Components of CCS Infrastructure – Interim CO₂ Holding Options

Publication Overview

This work, undertaken on behalf of IEAGHG by TNO and SINTEF, provides an overview of temporary / interim CO₂ storage, or ‘holding’, options (also called buffers) and investigates the role of buffer storage and its potential to create flexible and robust carbon capture and storage (CCS) chains. The report looks at current and emerging buffer technologies, conducts simulations to demonstrate the temporary storage required for given flow-rate scenarios and discusses the impact of buffer capacity on transport costs. In the report, the storage requested in the chain for normal operation is presented as ” temporary storage” and storage to give buffer capacity is presented as ” buffer storage”. This report has focussed on buffering at the emitter site.
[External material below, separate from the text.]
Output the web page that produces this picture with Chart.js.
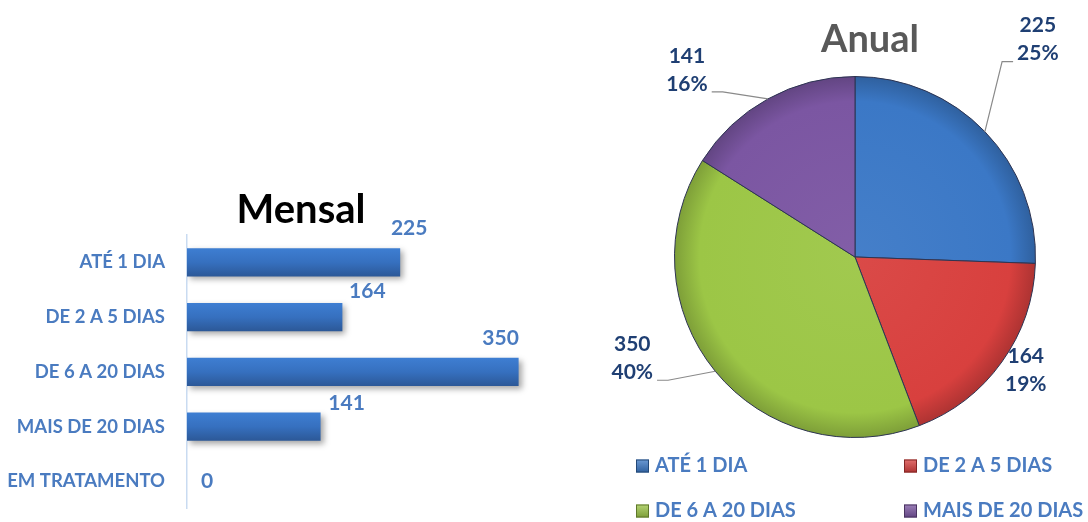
<!DOCTYPE html>
<html lang="pt">
<head>
<meta charset="utf-8">
<title>Mensal / Anual</title>
<script src="https://cdn.jsdelivr.net/npm/chart.js@4.4.1/dist/chart.umd.min.js"></script>
<style>
  html, body { margin: 0; padding: 0; background: #fff; }
  body { width: 1088px; height: 522px; position: relative; overflow: hidden; }
  #barBox { position: absolute; left: 0; top: 150px; width: 602px; height: 392px; }
  #pieBox { position: absolute; left: 600px; top: 0; width: 488px; height: 522px; }
</style>
</head>
<body>
<div id="barBox"><canvas id="mensalChart"></canvas></div>
<div id="pieBox"><canvas id="anualChart"></canvas></div>
<script>
// values
const mensalCategories = ['ATÉ 1 DIA', 'DE 2 A 5 DIAS', 'DE 6 A 20 DIAS', 'MAIS DE 20 DIAS', 'EM TRATAMENTO'];
const mensalValues = [225, 164, 350, 141, 0];
const mensalAxisMax = 438;

const anualCategories = ['ATÉ 1 DIA', 'DE 2 A 5 DIAS', 'DE 6 A 20 DIAS', 'MAIS DE 20 DIAS'];
const anualValues = [225, 164, 350, 141];
const anualPercents = ['25%', '19%', '40%', '16%'];
const anualColors = ['#3b78c6', '#d8403e', '#9cc646', '#7b56a2'];

const labelBlue = '#4a7bc0';
const navy = '#1f3f73';

Chart.defaults.font.family = 'Lato, "Open Sans", sans-serif';

// lighten (amt > 0) or darken (amt < 0) a hex colour
function shade(hex, amt) {
  const n = parseInt(hex.slice(1), 16);
  const ch = [(n >> 16) & 255, (n >> 8) & 255, n & 255].map(c =>
    Math.round(amt > 0 ? c + (255 - c) * amt : c * (1 + amt)));
  return 'rgb(' + ch.join(',') + ')';
}

function barFill(context) {
  const chart = context.chart;
  if (!chart.chartArea || context.dataIndex === undefined) return '#3670bd';
  const yScale = chart.scales.y;
  const y = yScale.getPixelForValue(context.dataIndex);
  const h = yScale.height / mensalCategories.length * 0.515 / 2;
  const g = chart.ctx.createLinearGradient(0, y - h, 0, y + h);
  g.addColorStop(0, '#3e7ed2');
  g.addColorStop(0.5, '#3670bf');
  g.addColorStop(1, '#2c5897');
  return g;
}

function pieFill(context) {
  const base = anualColors[context.dataIndex] || anualColors[0];
  const chart = context.chart;
  const area = chart.chartArea;
  if (!area || context.dataIndex === undefined) return base;
  const cx = (area.left + area.right) / 2, cy = (area.top + area.bottom) / 2;
  const r = Math.min(area.width, area.height) / 2;
  const g = chart.ctx.createRadialGradient(cx, cy, 0, cx, cy, r);
  g.addColorStop(0, shade(base, 0.05));
  g.addColorStop(0.86, base);
  g.addColorStop(1, shade(base, -0.2));
  return g;
}

// soft drop shadow under the bars
const barShadow = {
  id: 'barShadow',
  beforeDatasetsDraw(chart) {
    const ctx = chart.ctx;
    ctx.save();
    ctx.shadowColor = 'rgba(0,0,0,0.35)';
    ctx.shadowBlur = 6;
    ctx.shadowOffsetX = 3;
    ctx.shadowOffsetY = 3;
  },
  afterDatasetsDraw(chart) {
    chart.ctx.restore();
  }
};

// value above each bar
const barValueLabels = {
  id: 'barValueLabels',
  afterDraw(chart, args, opts) {
    const ctx = chart.ctx;
    const data = chart.data.datasets[0].data;
    ctx.save();
    ctx.font = opts.font;
    ctx.fillStyle = opts.color;
    ctx.textAlign = 'center';
    ctx.textBaseline = 'middle';
    chart.getDatasetMeta(0).data.forEach((bar, i) => {
      const off = opts.offsets[i] || [12, -30];
      ctx.fillText(String(data[i]), bar.x + off[0], bar.y + off[1]);
    });
    ctx.restore();
  }
};

const pieTitle = {
  id: 'pieTitle',
  afterDraw(chart, args, o) {
    const ctx = chart.ctx;
    ctx.save();
    ctx.font = o.font;
    ctx.fillStyle = o.color;
    ctx.textAlign = 'center';
    ctx.textBaseline = 'alphabetic';
    ctx.fillText(o.text, o.x, o.y);
    ctx.restore();
  }
};

// "value / percent" labels outside the slices, with leader lines
const pieLabels = {
  id: 'pieLabels',
  afterDraw(chart, args, o) {
    const ctx = chart.ctx;
    const data = chart.data.datasets[0].data;
    ctx.save();
    ctx.font = o.font;
    chart.getDatasetMeta(0).data.forEach((arc, i) => {
      const mid = (arc.startAngle + arc.endAngle) / 2;
      const ax = arc.x + Math.cos(mid) * arc.outerRadius;
      const ay = arc.y + Math.sin(mid) * arc.outerRadius;
      const [dx, dy] = o.offsets[i];
      const cx = ax + dx, cy = ay + dy;
      const lines = [String(data[i]), anualPercents[i]];
      const halfW = Math.max(...lines.map(t => ctx.measureText(t).width)) / 2;
      if (o.leaders[i]) {
        const side = dx >= 0 ? -1 : 1;
        const ex = cx + side * (halfW + 4), ey = cy + 22;
        ctx.strokeStyle = o.lineColor;
        ctx.lineWidth = 1.2;
        ctx.beginPath();
        ctx.moveTo(ax, ay);
        ctx.lineTo(ex + side * 11, ey);
        ctx.lineTo(ex, ey);
        ctx.stroke();
      }
      ctx.fillStyle = o.color;
      ctx.textAlign = 'center';
      ctx.textBaseline = 'middle';
      ctx.fillText(lines[0], cx, cy - o.lineHeight / 2);
      ctx.fillText(lines[1], cx, cy + o.lineHeight / 2);
    });
    ctx.restore();
  }
};

// 2 x 2 legend under the pie
const gridLegend = {
  id: 'gridLegend',
  afterDraw(chart, args, o) {
    const ctx = chart.ctx;
    ctx.save();
    ctx.font = o.font;
    ctx.textBaseline = 'middle';
    ctx.textAlign = 'left';
    chart.data.labels.forEach((text, i) => {
      const x = o.cols[i % 2], y = o.rows[Math.floor(i / 2)];
      const c = anualColors[i];
      const g = ctx.createLinearGradient(0, y - o.box / 2, 0, y + o.box / 2);
      g.addColorStop(0, shade(c, 0.25));
      g.addColorStop(1, shade(c, -0.2));
      ctx.fillStyle = g;
      ctx.fillRect(x, y - o.box / 2, o.box, o.box);
      ctx.strokeStyle = shade(c, -0.4);
      ctx.lineWidth = 1;
      ctx.strokeRect(x + 0.5, y - o.box / 2 + 0.5, o.box - 1, o.box - 1);
      ctx.fillStyle = o.color;
      ctx.fillText(text, x + o.box + o.gap, y);
    });
    ctx.restore();
  }
};

new Chart(document.getElementById('mensalChart'), {
  type: 'bar',
  data: {
    labels: mensalCategories,
    datasets: [{
      data: mensalValues,
      backgroundColor: barFill,
      borderWidth: 0,
      barPercentage: 0.515,
      categoryPercentage: 1
    }]
  },
  options: {
    indexAxis: 'y',
    responsive: true,
    maintainAspectRatio: false,
    animation: false,
    layout: { padding: { left: 0, right: 0, top: 0, bottom: 16 } },
    scales: {
      x: { display: false, min: 0, max: mensalAxisMax },
      y: {
        afterFit: scale => { scale.width = 187; },
        grid: { display: false, drawTicks: false },
        border: { color: '#c9dbf1', width: 1.5 },
        ticks: { color: labelBlue, font: { size: 18.5, weight: 'bold' }, padding: 22 }
      }
    },
    plugins: {
      legend: { display: false },
      tooltip: { enabled: false },
      title: {
        display: true,
        text: 'Mensal',
        color: '#000',
        font: { size: 40, weight: 'bold' },
        padding: { top: 36, bottom: 1 }
      },
      barValueLabels: {
        font: 'bold 21px Lato, sans-serif',
        color: labelBlue,
        offsets: [[9, -34], [25, -26], [-18, -34], [26, -23], [20, 0]]
      }
    }
  },
  plugins: [barShadow, barValueLabels]
});

new Chart(document.getElementById('anualChart'), {
  type: 'pie',
  data: {
    labels: anualCategories,
    datasets: [{
      data: anualValues,
      backgroundColor: pieFill,
      borderColor: '#2d3452',
      borderWidth: 1
    }]
  },
  options: {
    responsive: true,
    maintainAspectRatio: false,
    animation: false,
    layout: { padding: { left: 74, right: 52, top: 76, bottom: 84 } },
    plugins: {
      legend: { display: false },
      tooltip: { enabled: false },
      pieTitle: { text: 'Anual', x: 270, y: 52, font: 'bold 38px Lato, sans-serif', color: '#595959' },
      pieLabels: {
        font: 'bold 21px Lato, sans-serif',
        color: navy,
        lineHeight: 28,
        offsets: [[53, -92], [24, 8], [-83, -13], [-81, -29]],
        leaders: [true, false, true, true],
        lineColor: '#8a8a8a'
      },
      gridLegend: {
        font: 'bold 20px Lato, sans-serif',
        color: labelBlue,
        cols: [36, 304],
        rows: [466, 511],
        box: 13,
        gap: 6
      }
    }
  },
  plugins: [pieTitle, pieLabels, gridLegend]
});
</script>
</body>
</html>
The results of this study will benefit CO₂ storage site project developers, operators, financiers and regulators.

Publication Summary

• It is important for the transport of CO₂ to be flexible due to variations in the production of CO₂ and availability in the storage part of the chain; a buffer, or interim storage, may be needed to make up for the batch-like nature of a ship-based transport chain as well as to assist with varying transport and storage (T&S) availability and to absorb variations in CO₂ supply and / or demand.
• The choice of buffer solutions depends on the capacity needed and the cause for the variation to be dealt with and is best done with dense phase (liquid) CO₂ to minimise volume requirements.
• Current technology options for buffering include quayside facilities and on-site tanks, geological gas storage, and pipeline system line-packing.
• Emerging technology options may include offshore storage in salt and other caverns, and floating storage and injection units.
• Significant costs will be incurred when designing extra / interim / temporary CO₂ storage capacity into a CCS chain and as a rough estimate from research in this study, the cost for buffer storage will be in line with approximately 5-10% of the transport costs in examples considered in the Europe region.
• The most likely solution for buffer capacity is onshore facilities designed for shipping. It is unlikely that geological storage will be developed for these changes given the longer timescales for storage and injection cycles. Man-made underground storage tanks are likely to become more common as energy storage becomes more widely used.
• Line-packing is unlikely to provide interim storage for more than a few hours and will incur extra compression and costs.
• In the scenarios investigated in this study, the cost is between 1 to 2.7 € per tonne of CO₂ buffer storage provided.
• These buffer storages should be located close to the capture site to minimise costs.
• It will be more cost effective to design some level of flexibility into a T&S system through spare capacity in pipelines and wells, allowing some freedom to redirect CO₂ flows in cases of T&S downtime and an ability to handle flowrate variations.
• It will be more cost effective to group CO₂ sources together because when sources are connected in a T&S network, the inherent need for buffer capacity to prevent shutdowns is reduced.
• To assess whether a project should incorporate buffer storage, a full understanding is needed of the likelihood of having to close down specific wells due to the lack of CO₂ (including the time a shut-down may be needed for and the impact this will have on the well and reservoir) and also the impact of releasing CO₂ to the atmosphere (i.e. impact on project costs, climate and public perception).